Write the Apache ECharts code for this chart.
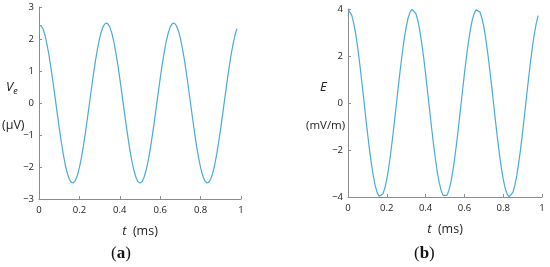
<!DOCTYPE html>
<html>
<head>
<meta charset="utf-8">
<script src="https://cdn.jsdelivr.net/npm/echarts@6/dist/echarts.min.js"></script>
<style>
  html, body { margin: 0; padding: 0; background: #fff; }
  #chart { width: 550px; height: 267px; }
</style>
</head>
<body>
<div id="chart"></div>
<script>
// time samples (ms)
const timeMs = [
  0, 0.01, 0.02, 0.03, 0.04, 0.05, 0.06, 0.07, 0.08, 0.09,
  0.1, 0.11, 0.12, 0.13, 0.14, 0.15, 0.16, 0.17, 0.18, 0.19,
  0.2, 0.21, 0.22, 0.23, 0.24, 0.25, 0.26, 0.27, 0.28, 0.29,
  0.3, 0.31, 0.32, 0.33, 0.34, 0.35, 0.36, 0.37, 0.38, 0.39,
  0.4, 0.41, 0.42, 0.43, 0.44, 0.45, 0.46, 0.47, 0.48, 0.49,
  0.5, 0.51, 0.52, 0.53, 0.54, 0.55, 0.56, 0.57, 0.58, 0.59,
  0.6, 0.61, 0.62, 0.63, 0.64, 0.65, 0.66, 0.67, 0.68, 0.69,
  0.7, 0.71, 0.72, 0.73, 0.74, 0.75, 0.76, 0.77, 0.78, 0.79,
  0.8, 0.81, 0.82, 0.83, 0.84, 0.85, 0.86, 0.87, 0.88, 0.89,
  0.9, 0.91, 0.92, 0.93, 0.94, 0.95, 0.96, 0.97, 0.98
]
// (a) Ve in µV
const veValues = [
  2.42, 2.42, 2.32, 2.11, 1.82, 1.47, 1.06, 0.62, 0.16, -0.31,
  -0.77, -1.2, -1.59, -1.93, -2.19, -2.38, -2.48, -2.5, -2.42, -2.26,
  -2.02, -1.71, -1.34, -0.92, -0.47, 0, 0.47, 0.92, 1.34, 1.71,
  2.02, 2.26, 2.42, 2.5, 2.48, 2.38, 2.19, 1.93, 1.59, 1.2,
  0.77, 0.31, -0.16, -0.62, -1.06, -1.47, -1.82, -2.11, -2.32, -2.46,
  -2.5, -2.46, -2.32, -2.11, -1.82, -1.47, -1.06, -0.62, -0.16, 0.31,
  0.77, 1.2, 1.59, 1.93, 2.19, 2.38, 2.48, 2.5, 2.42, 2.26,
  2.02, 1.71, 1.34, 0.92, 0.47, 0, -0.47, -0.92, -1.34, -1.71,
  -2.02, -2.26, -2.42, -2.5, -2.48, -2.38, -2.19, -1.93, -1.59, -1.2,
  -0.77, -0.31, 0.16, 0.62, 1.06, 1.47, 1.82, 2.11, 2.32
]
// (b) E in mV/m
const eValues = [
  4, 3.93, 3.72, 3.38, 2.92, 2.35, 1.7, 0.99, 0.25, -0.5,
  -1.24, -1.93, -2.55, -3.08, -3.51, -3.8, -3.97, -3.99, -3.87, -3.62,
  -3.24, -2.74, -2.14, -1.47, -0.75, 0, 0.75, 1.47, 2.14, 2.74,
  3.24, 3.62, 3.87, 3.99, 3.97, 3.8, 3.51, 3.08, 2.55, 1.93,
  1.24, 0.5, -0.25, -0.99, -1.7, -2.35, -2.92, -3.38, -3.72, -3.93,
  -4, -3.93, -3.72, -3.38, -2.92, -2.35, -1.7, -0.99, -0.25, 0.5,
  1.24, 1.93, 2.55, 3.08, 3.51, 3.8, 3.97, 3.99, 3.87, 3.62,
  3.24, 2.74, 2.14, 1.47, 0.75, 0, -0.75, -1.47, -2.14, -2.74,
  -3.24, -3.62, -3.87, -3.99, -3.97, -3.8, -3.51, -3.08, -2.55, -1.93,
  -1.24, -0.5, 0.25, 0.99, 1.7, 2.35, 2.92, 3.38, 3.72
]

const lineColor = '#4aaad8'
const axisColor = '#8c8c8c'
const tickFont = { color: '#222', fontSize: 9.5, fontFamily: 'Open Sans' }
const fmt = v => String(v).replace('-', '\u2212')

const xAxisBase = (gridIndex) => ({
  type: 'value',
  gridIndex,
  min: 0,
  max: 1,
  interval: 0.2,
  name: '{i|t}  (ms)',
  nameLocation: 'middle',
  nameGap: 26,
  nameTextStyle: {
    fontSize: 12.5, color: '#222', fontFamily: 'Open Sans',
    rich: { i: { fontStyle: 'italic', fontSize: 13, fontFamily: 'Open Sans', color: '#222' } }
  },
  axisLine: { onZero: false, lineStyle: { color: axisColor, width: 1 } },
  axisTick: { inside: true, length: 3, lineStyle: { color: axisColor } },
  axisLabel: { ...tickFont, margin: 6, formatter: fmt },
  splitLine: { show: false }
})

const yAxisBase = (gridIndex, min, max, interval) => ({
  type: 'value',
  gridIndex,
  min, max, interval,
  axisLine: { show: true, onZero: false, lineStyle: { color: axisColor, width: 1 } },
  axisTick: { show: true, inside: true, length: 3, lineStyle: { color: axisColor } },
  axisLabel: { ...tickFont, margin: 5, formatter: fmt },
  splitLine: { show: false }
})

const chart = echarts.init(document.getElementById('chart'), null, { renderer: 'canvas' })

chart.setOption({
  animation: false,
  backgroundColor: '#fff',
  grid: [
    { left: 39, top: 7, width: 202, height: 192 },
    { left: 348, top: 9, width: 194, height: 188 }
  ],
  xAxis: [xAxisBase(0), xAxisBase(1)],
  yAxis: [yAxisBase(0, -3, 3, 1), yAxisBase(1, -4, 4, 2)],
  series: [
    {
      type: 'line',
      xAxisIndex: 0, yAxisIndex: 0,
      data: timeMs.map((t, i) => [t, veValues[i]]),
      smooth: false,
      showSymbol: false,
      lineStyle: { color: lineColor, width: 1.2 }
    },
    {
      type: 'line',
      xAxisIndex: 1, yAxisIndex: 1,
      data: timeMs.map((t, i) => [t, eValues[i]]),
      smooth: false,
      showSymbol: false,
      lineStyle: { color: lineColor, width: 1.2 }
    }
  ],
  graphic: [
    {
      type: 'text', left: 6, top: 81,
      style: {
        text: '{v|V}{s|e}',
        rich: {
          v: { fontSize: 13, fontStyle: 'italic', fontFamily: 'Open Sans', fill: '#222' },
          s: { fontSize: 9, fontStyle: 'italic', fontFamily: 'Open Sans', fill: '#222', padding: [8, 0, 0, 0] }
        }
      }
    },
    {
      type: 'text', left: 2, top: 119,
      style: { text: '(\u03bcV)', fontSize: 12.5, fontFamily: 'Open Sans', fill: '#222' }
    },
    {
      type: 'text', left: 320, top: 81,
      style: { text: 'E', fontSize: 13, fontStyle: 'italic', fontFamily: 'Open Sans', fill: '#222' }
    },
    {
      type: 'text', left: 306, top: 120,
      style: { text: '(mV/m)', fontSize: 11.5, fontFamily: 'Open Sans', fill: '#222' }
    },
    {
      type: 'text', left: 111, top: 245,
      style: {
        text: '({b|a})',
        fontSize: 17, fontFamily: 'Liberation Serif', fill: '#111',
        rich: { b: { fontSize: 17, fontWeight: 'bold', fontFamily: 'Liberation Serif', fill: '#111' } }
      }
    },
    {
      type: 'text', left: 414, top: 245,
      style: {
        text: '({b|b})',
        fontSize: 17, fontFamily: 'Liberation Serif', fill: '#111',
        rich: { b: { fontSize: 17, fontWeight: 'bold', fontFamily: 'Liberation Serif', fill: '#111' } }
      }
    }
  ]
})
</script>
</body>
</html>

(Goal): Images in the data above are to be skipped. Retype all other material exactly.

(Written answer):
Write the Apache ECharts code for this chart.
<!DOCTYPE html>
<html>
<head>
<meta charset="utf-8">
<script src="https://cdn.jsdelivr.net/npm/echarts@6/dist/echarts.min.js"></script>
<style>
  html, body { margin: 0; padding: 0; background: #fff; }
  #chart { width: 550px; height: 267px; }
</style>
</head>
<body>
<div id="chart"></div>
<script>
// time samples (ms)
const timeMs = [
  0, 0.01, 0.02, 0.03, 0.04, 0.05, 0.06, 0.07, 0.08, 0.09,
  0.1, 0.11, 0.12, 0.13, 0.14, 0.15, 0.16, 0.17, 0.18, 0.19,
  0.2, 0.21, 0.22, 0.23, 0.24, 0.25, 0.26, 0.27, 0.28, 0.29,
  0.3, 0.31, 0.32, 0.33, 0.34, 0.35, 0.36, 0.37, 0.38, 0.39,
  0.4, 0.41, 0.42, 0.43, 0.44, 0.45, 0.46, 0.47, 0.48, 0.49,
  0.5, 0.51, 0.52, 0.53, 0.54, 0.55, 0.56, 0.57, 0.58, 0.59,
  0.6, 0.61, 0.62, 0.63, 0.64, 0.65, 0.66, 0.67, 0.68, 0.69,
  0.7, 0.71, 0.72, 0.73, 0.74, 0.75, 0.76, 0.77, 0.78, 0.79,
  0.8, 0.81, 0.82, 0.83, 0.84, 0.85, 0.86, 0.87, 0.88, 0.89,
  0.9, 0.91, 0.92, 0.93, 0.94, 0.95, 0.96, 0.97, 0.98
]
// (a) Ve in µV
const veValues = [
  2.42, 2.42, 2.32, 2.11, 1.82, 1.47, 1.06, 0.62, 0.16, -0.31,
  -0.77, -1.2, -1.59, -1.93, -2.19, -2.38, -2.48, -2.5, -2.42, -2.26,
  -2.02, -1.71, -1.34, -0.92, -0.47, 0, 0.47, 0.92, 1.34, 1.71,
  2.02, 2.26, 2.42, 2.5, 2.48, 2.38, 2.19, 1.93, 1.59, 1.2,
  0.77, 0.31, -0.16, -0.62, -1.06, -1.47, -1.82, -2.11, -2.32, -2.46,
  -2.5, -2.46, -2.32, -2.11, -1.82, -1.47, -1.06, -0.62, -0.16, 0.31,
  0.77, 1.2, 1.59, 1.93, 2.19, 2.38, 2.48, 2.5, 2.42, 2.26,
  2.02, 1.71, 1.34, 0.92, 0.47, 0, -0.47, -0.92, -1.34, -1.71,
  -2.02, -2.26, -2.42, -2.5, -2.48, -2.38, -2.19, -1.93, -1.59, -1.2,
  -0.77, -0.31, 0.16, 0.62, 1.06, 1.47, 1.82, 2.11, 2.32
]
// (b) E in mV/m
const eValues = [
  4, 3.93, 3.72, 3.38, 2.92, 2.35, 1.7, 0.99, 0.25, -0.5,
  -1.24, -1.93, -2.55, -3.08, -3.51, -3.8, -3.97, -3.99, -3.87, -3.62,
  -3.24, -2.74, -2.14, -1.47, -0.75, 0, 0.75, 1.47, 2.14, 2.74,
  3.24, 3.62, 3.87, 3.99, 3.97, 3.8, 3.51, 3.08, 2.55, 1.93,
  1.24, 0.5, -0.25, -0.99, -1.7, -2.35, -2.92, -3.38, -3.72, -3.93,
  -4, -3.93, -3.72, -3.38, -2.92, -2.35, -1.7, -0.99, -0.25, 0.5,
  1.24, 1.93, 2.55, 3.08, 3.51, 3.8, 3.97, 3.99, 3.87, 3.62,
  3.24, 2.74, 2.14, 1.47, 0.75, 0, -0.75, -1.47, -2.14, -2.74,
  -3.24, -3.62, -3.87, -3.99, -3.97, -3.8, -3.51, -3.08, -2.55, -1.93,
  -1.24, -0.5, 0.25, 0.99, 1.7, 2.35, 2.92, 3.38, 3.72
]

const lineColor = '#4aaad8'
const axisColor = '#8c8c8c'
const tickFont = { color: '#222', fontSize: 9.5, fontFamily: 'Open Sans' }
const fmt = v => String(v).replace('-', '\u2212')

const xAxisBase = (gridIndex) => ({
  type: 'value',
  gridIndex,
  min: 0,
  max: 1,
  interval: 0.2,
  name: '{i|t}  (ms)',
  nameLocation: 'middle',
  nameGap: 26,
  nameTextStyle: {
    fontSize: 12.5, color: '#222', fontFamily: 'Open Sans',
    rich: { i: { fontStyle: 'italic', fontSize: 13, fontFamily: 'Open Sans', color: '#222' } }
  },
  axisLine: { onZero: false, lineStyle: { color: axisColor, width: 1 } },
  axisTick: { inside: true, length: 3, lineStyle: { color: axisColor } },
  axisLabel: { ...tickFont, margin: 6, formatter: fmt },
  splitLine: { show: false }
})

const yAxisBase = (gridIndex, min, max, interval) => ({
  type: 'value',
  gridIndex,
  min, max, interval,
  axisLine: { show: true, onZero: false, lineStyle: { color: axisColor, width: 1 } },
  axisTick: { show: true, inside: true, length: 3, lineStyle: { color: axisColor } },
  axisLabel: { ...tickFont, margin: 5, formatter: fmt },
  splitLine: { show: false }
})

const chart = echarts.init(document.getElementById('chart'), null, { renderer: 'canvas' })

chart.setOption({
  animation: false,
  backgroundColor: '#fff',
  grid: [
    { left: 39, top: 7, width: 202, height: 192 },
    { left: 348, top: 9, width: 194, height: 188 }
  ],
  xAxis: [xAxisBase(0), xAxisBase(1)],
  yAxis: [yAxisBase(0, -3, 3, 1), yAxisBase(1, -4, 4, 2)],
  series: [
    {
      type: 'line',
      xAxisIndex: 0, yAxisIndex: 0,
      data: timeMs.map((t, i) => [t, veValues[i]]),
      smooth: false,
      showSymbol: false,
      lineStyle: { color: lineColor, width: 1.2 }
    },
    {
      type: 'line',
      xAxisIndex: 1, yAxisIndex: 1,
      data: timeMs.map((t, i) => [t, eValues[i]]),
      smooth: false,
      showSymbol: false,
      lineStyle: { color: lineColor, width: 1.2 }
    }
  ],
  graphic: [
    {
      type: 'text', left: 6, top: 81,
      style: {
        text: '{v|V}{s|e}',
        rich: {
          v: { fontSize: 13, fontStyle: 'italic', fontFamily: 'Open Sans', fill: '#222' },
          s: { fontSize: 9, fontStyle: 'italic', fontFamily: 'Open Sans', fill: '#222', padding: [8, 0, 0, 0] }
        }
      }
    },
    {
      type: 'text', left: 2, top: 119,
      style: { text: '(\u03bcV)', fontSize: 12.5, fontFamily: 'Open Sans', fill: '#222' }
    },
    {
      type: 'text', left: 320, top: 81,
      style: { text: 'E', fontSize: 13, fontStyle: 'italic', fontFamily: 'Open Sans', fill: '#222' }
    },
    {
      type: 'text', left: 306, top: 120,
      style: { text: '(mV/m)', fontSize: 11.5, fontFamily: 'Open Sans', fill: '#222' }
    },
    {
      type: 'text', left: 111, top: 245,
      style: {
        text: '({b|a})',
        fontSize: 17, fontFamily: 'Liberation Serif', fill: '#111',
        rich: { b: { fontSize: 17, fontWeight: 'bold', fontFamily: 'Liberation Serif', fill: '#111' } }
      }
    },
    {
      type: 'text', left: 414, top: 245,
      style: {
        text: '({b|b})',
        fontSize: 17, fontFamily: 'Liberation Serif', fill: '#111',
        rich: { b: { fontSize: 17, fontWeight: 'bold', fontFamily: 'Liberation Serif', fill: '#111' } }
      }
    }
  ]
})
</script>
</body>
</html>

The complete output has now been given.